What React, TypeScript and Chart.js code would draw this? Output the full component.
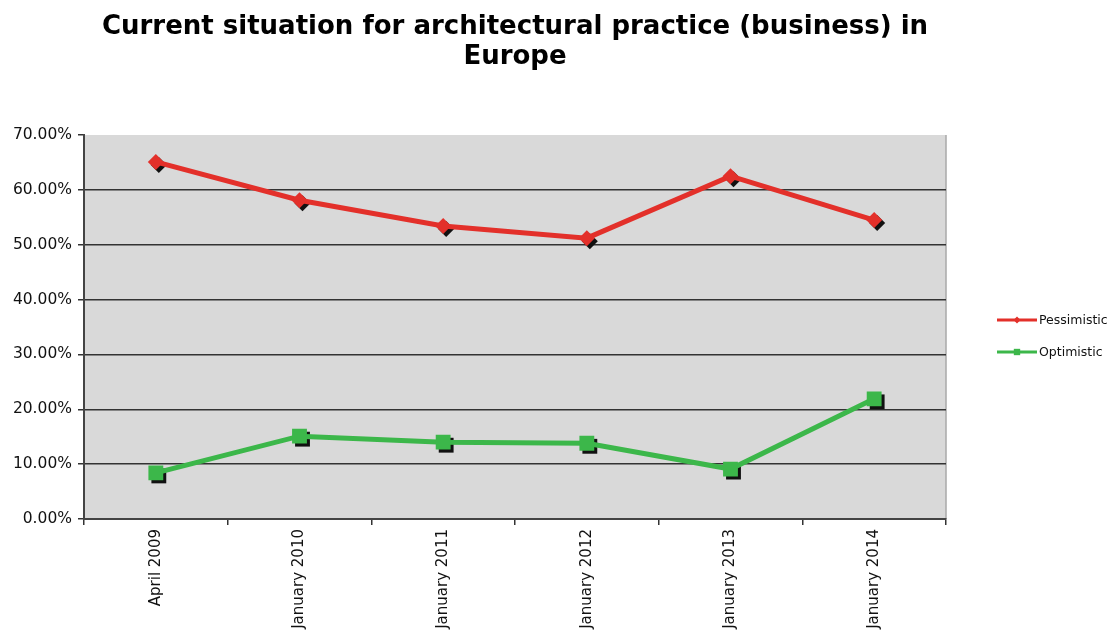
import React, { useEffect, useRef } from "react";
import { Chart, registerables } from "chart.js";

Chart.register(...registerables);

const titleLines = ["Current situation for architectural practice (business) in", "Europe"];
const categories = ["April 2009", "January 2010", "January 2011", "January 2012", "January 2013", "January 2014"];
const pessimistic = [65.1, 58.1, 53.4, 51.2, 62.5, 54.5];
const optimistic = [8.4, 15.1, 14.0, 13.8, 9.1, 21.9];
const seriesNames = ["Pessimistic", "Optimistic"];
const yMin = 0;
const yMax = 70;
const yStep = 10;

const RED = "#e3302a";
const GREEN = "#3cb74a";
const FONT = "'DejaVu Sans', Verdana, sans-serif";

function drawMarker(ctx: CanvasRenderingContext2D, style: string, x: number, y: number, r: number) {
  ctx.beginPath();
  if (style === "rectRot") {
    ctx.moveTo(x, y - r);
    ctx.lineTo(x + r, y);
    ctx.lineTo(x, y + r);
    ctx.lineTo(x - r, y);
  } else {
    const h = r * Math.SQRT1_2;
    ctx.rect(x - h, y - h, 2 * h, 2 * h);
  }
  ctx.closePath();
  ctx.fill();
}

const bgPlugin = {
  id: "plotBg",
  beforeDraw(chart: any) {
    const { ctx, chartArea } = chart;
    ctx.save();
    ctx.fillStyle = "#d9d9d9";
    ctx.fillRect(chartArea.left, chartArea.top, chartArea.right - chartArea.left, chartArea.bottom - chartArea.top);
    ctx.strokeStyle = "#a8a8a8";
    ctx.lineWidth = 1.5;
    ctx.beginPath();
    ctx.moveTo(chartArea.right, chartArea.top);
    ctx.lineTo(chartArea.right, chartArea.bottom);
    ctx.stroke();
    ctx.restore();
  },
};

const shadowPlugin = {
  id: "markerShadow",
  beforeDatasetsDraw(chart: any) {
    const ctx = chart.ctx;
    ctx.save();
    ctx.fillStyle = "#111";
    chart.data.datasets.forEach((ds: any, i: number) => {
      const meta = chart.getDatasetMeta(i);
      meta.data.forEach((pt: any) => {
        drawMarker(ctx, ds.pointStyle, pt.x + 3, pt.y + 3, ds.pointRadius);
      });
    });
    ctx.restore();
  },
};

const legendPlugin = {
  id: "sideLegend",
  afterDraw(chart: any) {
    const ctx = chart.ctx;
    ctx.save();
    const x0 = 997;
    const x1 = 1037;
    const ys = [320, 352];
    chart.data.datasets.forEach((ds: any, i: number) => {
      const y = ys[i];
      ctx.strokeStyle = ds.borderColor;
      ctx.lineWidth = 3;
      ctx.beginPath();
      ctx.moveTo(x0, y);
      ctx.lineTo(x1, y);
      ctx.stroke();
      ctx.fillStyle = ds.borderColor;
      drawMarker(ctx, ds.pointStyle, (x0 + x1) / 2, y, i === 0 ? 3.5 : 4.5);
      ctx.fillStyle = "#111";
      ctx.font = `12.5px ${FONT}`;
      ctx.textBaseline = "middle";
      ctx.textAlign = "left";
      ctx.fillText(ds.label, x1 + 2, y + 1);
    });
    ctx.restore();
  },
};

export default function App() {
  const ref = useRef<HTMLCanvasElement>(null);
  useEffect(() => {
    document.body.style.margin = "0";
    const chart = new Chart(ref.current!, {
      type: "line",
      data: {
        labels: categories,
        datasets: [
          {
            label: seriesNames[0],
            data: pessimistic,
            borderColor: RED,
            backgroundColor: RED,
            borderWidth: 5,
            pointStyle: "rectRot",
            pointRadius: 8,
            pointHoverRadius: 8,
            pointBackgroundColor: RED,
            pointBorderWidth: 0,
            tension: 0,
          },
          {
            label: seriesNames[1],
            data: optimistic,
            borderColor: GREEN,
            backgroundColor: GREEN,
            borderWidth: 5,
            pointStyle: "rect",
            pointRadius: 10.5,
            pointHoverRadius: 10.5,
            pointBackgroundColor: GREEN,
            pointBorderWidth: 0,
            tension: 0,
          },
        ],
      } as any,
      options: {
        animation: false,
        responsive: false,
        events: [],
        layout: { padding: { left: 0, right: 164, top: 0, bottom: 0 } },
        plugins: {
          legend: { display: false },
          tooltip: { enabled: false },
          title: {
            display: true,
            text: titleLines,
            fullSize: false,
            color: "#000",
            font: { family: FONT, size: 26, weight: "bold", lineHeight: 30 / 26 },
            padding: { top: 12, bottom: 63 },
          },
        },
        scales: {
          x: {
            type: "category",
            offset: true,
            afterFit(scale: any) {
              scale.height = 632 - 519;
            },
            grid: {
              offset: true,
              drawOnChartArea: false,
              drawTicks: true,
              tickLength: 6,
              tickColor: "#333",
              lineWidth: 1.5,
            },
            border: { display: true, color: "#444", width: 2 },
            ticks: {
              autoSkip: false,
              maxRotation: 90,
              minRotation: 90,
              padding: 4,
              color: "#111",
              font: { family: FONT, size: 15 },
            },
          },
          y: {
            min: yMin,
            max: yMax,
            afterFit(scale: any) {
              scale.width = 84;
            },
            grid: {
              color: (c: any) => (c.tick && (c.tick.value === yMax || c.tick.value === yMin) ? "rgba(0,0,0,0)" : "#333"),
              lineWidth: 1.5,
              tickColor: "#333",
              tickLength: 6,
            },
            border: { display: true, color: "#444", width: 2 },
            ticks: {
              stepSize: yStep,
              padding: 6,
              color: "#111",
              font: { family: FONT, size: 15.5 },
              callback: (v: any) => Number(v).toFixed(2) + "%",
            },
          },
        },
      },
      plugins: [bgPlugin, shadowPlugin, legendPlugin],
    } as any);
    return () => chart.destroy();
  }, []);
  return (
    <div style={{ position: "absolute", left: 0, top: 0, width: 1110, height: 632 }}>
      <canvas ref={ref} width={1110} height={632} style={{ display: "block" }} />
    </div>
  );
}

--------------------

What to work on: Make an exact copy of the data, leaving its pictures out.

Solution to the exercise:
What React, TypeScript and Chart.js code would draw this? Output the full component.
import React, { useEffect, useRef } from "react";
import { Chart, registerables } from "chart.js";

Chart.register(...registerables);

const titleLines = ["Current situation for architectural practice (business) in", "Europe"];
const categories = ["April 2009", "January 2010", "January 2011", "January 2012", "January 2013", "January 2014"];
const pessimistic = [65.1, 58.1, 53.4, 51.2, 62.5, 54.5];
const optimistic = [8.4, 15.1, 14.0, 13.8, 9.1, 21.9];
const seriesNames = ["Pessimistic", "Optimistic"];
const yMin = 0;
const yMax = 70;
const yStep = 10;

const RED = "#e3302a";
const GREEN = "#3cb74a";
const FONT = "'DejaVu Sans', Verdana, sans-serif";

function drawMarker(ctx: CanvasRenderingContext2D, style: string, x: number, y: number, r: number) {
  ctx.beginPath();
  if (style === "rectRot") {
    ctx.moveTo(x, y - r);
    ctx.lineTo(x + r, y);
    ctx.lineTo(x, y + r);
    ctx.lineTo(x - r, y);
  } else {
    const h = r * Math.SQRT1_2;
    ctx.rect(x - h, y - h, 2 * h, 2 * h);
  }
  ctx.closePath();
  ctx.fill();
}

const bgPlugin = {
  id: "plotBg",
  beforeDraw(chart: any) {
    const { ctx, chartArea } = chart;
    ctx.save();
    ctx.fillStyle = "#d9d9d9";
    ctx.fillRect(chartArea.left, chartArea.top, chartArea.right - chartArea.left, chartArea.bottom - chartArea.top);
    ctx.strokeStyle = "#a8a8a8";
    ctx.lineWidth = 1.5;
    ctx.beginPath();
    ctx.moveTo(chartArea.right, chartArea.top);
    ctx.lineTo(chartArea.right, chartArea.bottom);
    ctx.stroke();
    ctx.restore();
  },
};

const shadowPlugin = {
  id: "markerShadow",
  beforeDatasetsDraw(chart: any) {
    const ctx = chart.ctx;
    ctx.save();
    ctx.fillStyle = "#111";
    chart.data.datasets.forEach((ds: any, i: number) => {
      const meta = chart.getDatasetMeta(i);
      meta.data.forEach((pt: any) => {
        drawMarker(ctx, ds.pointStyle, pt.x + 3, pt.y + 3, ds.pointRadius);
      });
    });
    ctx.restore();
  },
};

const legendPlugin = {
  id: "sideLegend",
  afterDraw(chart: any) {
    const ctx = chart.ctx;
    ctx.save();
    const x0 = 997;
    const x1 = 1037;
    const ys = [320, 352];
    chart.data.datasets.forEach((ds: any, i: number) => {
      const y = ys[i];
      ctx.strokeStyle = ds.borderColor;
      ctx.lineWidth = 3;
      ctx.beginPath();
      ctx.moveTo(x0, y);
      ctx.lineTo(x1, y);
      ctx.stroke();
      ctx.fillStyle = ds.borderColor;
      drawMarker(ctx, ds.pointStyle, (x0 + x1) / 2, y, i === 0 ? 3.5 : 4.5);
      ctx.fillStyle = "#111";
      ctx.font = `12.5px ${FONT}`;
      ctx.textBaseline = "middle";
      ctx.textAlign = "left";
      ctx.fillText(ds.label, x1 + 2, y + 1);
    });
    ctx.restore();
  },
};

export default function App() {
  const ref = useRef<HTMLCanvasElement>(null);
  useEffect(() => {
    document.body.style.margin = "0";
    const chart = new Chart(ref.current!, {
      type: "line",
      data: {
        labels: categories,
        datasets: [
          {
            label: seriesNames[0],
            data: pessimistic,
            borderColor: RED,
            backgroundColor: RED,
            borderWidth: 5,
            pointStyle: "rectRot",
            pointRadius: 8,
            pointHoverRadius: 8,
            pointBackgroundColor: RED,
            pointBorderWidth: 0,
            tension: 0,
          },
          {
            label: seriesNames[1],
            data: optimistic,
            borderColor: GREEN,
            backgroundColor: GREEN,
            borderWidth: 5,
            pointStyle: "rect",
            pointRadius: 10.5,
            pointHoverRadius: 10.5,
            pointBackgroundColor: GREEN,
            pointBorderWidth: 0,
            tension: 0,
          },
        ],
      } as any,
      options: {
        animation: false,
        responsive: false,
        events: [],
        layout: { padding: { left: 0, right: 164, top: 0, bottom: 0 } },
        plugins: {
          legend: { display: false },
          tooltip: { enabled: false },
          title: {
            display: true,
            text: titleLines,
            fullSize: false,
            color: "#000",
            font: { family: FONT, size: 26, weight: "bold", lineHeight: 30 / 26 },
            padding: { top: 12, bottom: 63 },
          },
        },
        scales: {
          x: {
            type: "category",
            offset: true,
            afterFit(scale: any) {
              scale.height = 632 - 519;
            },
            grid: {
              offset: true,
              drawOnChartArea: false,
              drawTicks: true,
              tickLength: 6,
              tickColor: "#333",
              lineWidth: 1.5,
            },
            border: { display: true, color: "#444", width: 2 },
            ticks: {
              autoSkip: false,
              maxRotation: 90,
              minRotation: 90,
              padding: 4,
              color: "#111",
              font: { family: FONT, size: 15 },
            },
          },
          y: {
            min: yMin,
            max: yMax,
            afterFit(scale: any) {
              scale.width = 84;
            },
            grid: {
              color: (c: any) => (c.tick && (c.tick.value === yMax || c.tick.value === yMin) ? "rgba(0,0,0,0)" : "#333"),
              lineWidth: 1.5,
              tickColor: "#333",
              tickLength: 6,
            },
            border: { display: true, color: "#444", width: 2 },
            ticks: {
              stepSize: yStep,
              padding: 6,
              color: "#111",
              font: { family: FONT, size: 15.5 },
              callback: (v: any) => Number(v).toFixed(2) + "%",
            },
          },
        },
      },
      plugins: [bgPlugin, shadowPlugin, legendPlugin],
    } as any);
    return () => chart.destroy();
  }, []);
  return (
    <div style={{ position: "absolute", left: 0, top: 0, width: 1110, height: 632 }}>
      <canvas ref={ref} width={1110} height={632} style={{ display: "block" }} />
    </div>
  );
}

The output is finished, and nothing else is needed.